The NYT's Steve Chagollan discusses the F.Scott Fitzgerald film legacy:
But Fitzgerald's real Hollywood legacy was a larger-than-life persona that proved a fatal attraction for producers and studio chiefs. Although he died a faded star in 1940 at the age of 44, Fitzgerald had achieved great fame while still in the flush of his 20's. His booze-fueled escapades with his wife, Zelda, foreshadowed the restless youth appeal of Mick and Marianne, Kurt and Courtney. This modern-day rock-star aura was complemented by the rarefied worlds he conjured in his books, from Princeton University to Great Neck on Long Island, to the French Riviera, where the towns in "Tender Is the Night" sounded like jewels strung along the Côte d'Azure: Nice, Monte Carlo, Juan-les-Pins, Cap d'Antibes.
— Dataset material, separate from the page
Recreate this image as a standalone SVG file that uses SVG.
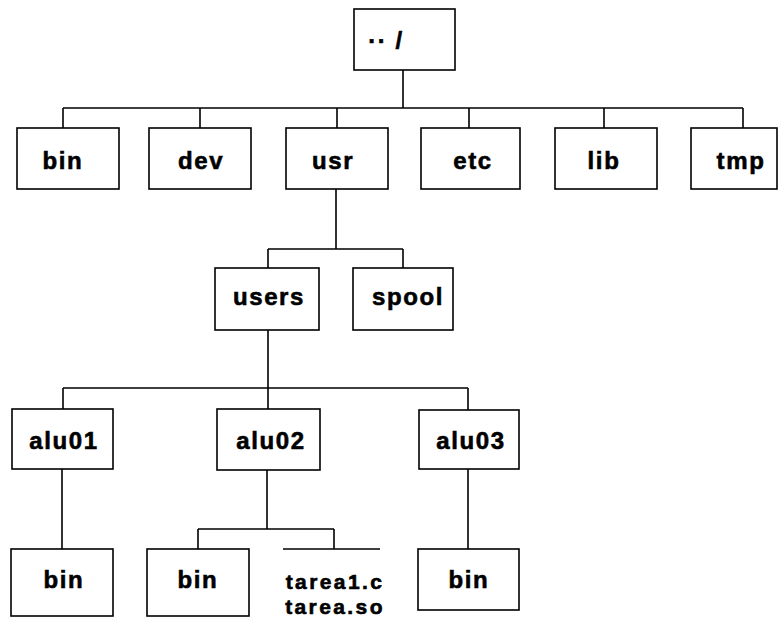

Fitzgerald even possessed matinee-idol looks: One producer insisted that Scott and Zelda play their fictional alter egos, Amory Blaine and Rosalind Connage, in a never-shot version of "This Side of Paradise." His "theatrically perfect features," as Mr. Schulberg described his Fitzgerald-like hero in his novel "The Disenchanted," prompted the writer to be screen-tested during his first trip to Hollywood in 1927, when he met the actress Lois Moran, the inspiration for Rosemary Hoyt in "Tender Is the Night."